"""

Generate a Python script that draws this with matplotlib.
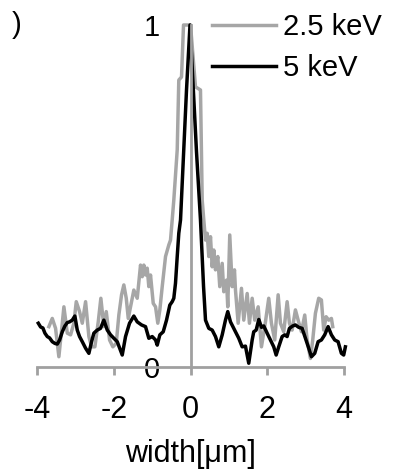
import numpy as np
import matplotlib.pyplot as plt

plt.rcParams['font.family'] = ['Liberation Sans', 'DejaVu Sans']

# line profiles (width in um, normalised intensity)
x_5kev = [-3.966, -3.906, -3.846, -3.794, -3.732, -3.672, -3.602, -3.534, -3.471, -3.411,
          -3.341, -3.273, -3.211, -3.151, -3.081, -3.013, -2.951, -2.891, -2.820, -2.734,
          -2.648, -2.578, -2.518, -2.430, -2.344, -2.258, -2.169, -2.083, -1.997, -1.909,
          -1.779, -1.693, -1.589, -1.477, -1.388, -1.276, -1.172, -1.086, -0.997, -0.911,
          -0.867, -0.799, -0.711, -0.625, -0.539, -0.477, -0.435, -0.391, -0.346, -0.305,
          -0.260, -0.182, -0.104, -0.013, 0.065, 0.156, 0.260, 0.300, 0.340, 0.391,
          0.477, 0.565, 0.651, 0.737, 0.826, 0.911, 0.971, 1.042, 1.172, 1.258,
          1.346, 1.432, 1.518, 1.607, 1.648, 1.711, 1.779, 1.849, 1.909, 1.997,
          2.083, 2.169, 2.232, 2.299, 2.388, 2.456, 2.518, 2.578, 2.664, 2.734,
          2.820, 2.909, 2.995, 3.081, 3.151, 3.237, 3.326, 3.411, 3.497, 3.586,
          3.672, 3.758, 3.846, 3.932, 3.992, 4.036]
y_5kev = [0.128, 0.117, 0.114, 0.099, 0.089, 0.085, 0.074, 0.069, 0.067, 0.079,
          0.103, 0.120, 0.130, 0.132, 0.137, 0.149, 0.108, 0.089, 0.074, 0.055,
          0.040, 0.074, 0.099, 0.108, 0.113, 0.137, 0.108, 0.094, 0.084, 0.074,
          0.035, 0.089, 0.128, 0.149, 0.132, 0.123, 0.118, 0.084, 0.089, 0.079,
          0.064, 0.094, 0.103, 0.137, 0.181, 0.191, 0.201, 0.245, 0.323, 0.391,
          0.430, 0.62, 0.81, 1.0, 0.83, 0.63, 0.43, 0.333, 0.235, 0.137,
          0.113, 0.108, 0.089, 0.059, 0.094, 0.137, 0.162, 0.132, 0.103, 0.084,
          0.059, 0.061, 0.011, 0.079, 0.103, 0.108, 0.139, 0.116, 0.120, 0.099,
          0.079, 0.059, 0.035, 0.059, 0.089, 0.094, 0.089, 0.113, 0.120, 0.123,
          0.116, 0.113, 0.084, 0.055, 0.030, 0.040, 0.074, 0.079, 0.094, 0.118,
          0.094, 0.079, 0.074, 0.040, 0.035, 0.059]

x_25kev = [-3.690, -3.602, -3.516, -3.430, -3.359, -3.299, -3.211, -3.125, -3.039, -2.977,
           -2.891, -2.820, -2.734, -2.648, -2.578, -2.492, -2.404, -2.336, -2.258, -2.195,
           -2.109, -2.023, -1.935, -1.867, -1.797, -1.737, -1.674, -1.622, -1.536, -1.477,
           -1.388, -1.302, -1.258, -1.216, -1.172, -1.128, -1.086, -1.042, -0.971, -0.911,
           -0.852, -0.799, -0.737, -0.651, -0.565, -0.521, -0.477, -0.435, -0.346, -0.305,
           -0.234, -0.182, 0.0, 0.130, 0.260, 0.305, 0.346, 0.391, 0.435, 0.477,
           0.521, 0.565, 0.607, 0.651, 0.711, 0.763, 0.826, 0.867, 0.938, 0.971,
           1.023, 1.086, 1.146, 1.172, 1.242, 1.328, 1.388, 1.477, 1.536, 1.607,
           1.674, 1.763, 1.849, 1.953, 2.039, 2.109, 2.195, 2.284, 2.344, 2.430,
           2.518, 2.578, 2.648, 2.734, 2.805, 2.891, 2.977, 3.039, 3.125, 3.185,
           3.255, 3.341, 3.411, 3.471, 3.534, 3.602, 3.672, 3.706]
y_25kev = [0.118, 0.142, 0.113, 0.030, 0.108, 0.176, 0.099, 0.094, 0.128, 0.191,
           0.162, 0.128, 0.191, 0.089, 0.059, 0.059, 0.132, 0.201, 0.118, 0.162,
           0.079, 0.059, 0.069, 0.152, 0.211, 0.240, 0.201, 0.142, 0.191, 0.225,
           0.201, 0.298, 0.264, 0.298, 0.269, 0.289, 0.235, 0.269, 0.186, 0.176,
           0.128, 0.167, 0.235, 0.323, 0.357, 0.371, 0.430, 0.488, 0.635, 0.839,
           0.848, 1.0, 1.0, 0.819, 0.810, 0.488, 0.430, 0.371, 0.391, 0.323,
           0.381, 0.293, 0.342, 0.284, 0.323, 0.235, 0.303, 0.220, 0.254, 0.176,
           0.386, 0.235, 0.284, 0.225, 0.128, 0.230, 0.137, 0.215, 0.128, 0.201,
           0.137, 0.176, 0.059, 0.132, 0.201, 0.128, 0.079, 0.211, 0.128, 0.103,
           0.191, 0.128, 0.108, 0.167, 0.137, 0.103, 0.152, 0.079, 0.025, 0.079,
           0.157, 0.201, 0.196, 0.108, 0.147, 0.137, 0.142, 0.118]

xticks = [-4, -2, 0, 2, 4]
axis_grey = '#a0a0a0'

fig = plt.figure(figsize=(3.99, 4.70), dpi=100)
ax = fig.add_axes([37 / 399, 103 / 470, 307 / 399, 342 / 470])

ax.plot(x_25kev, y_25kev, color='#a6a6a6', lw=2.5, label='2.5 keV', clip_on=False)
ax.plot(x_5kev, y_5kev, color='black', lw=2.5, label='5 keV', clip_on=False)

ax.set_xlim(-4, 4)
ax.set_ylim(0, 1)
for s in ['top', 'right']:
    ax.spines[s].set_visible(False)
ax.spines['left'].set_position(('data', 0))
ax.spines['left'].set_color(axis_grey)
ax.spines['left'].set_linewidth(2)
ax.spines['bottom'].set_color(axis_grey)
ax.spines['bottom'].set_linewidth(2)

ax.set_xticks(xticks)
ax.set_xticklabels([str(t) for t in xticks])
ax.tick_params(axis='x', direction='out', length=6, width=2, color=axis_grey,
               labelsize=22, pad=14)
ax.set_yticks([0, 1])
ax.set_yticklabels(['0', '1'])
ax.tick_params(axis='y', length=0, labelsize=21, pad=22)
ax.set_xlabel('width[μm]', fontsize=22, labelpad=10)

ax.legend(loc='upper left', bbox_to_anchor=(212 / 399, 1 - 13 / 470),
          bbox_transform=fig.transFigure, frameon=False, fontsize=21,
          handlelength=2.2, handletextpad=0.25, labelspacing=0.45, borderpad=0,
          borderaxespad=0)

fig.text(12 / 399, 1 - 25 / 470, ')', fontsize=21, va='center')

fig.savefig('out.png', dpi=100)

"""

**EXERCISE**: Set the lines above down again, word for word, from the first through the one containing "plt.rcParams['font.family'] = ['Liberation"; pictures excluded.

**EXERCISE RESPONSE**:
Generate a Python script that draws this with matplotlib.
import numpy as np
import matplotlib.pyplot as plt

plt.rcParams['font.family'] = ['Liberation Sans', 'DejaVu Sans']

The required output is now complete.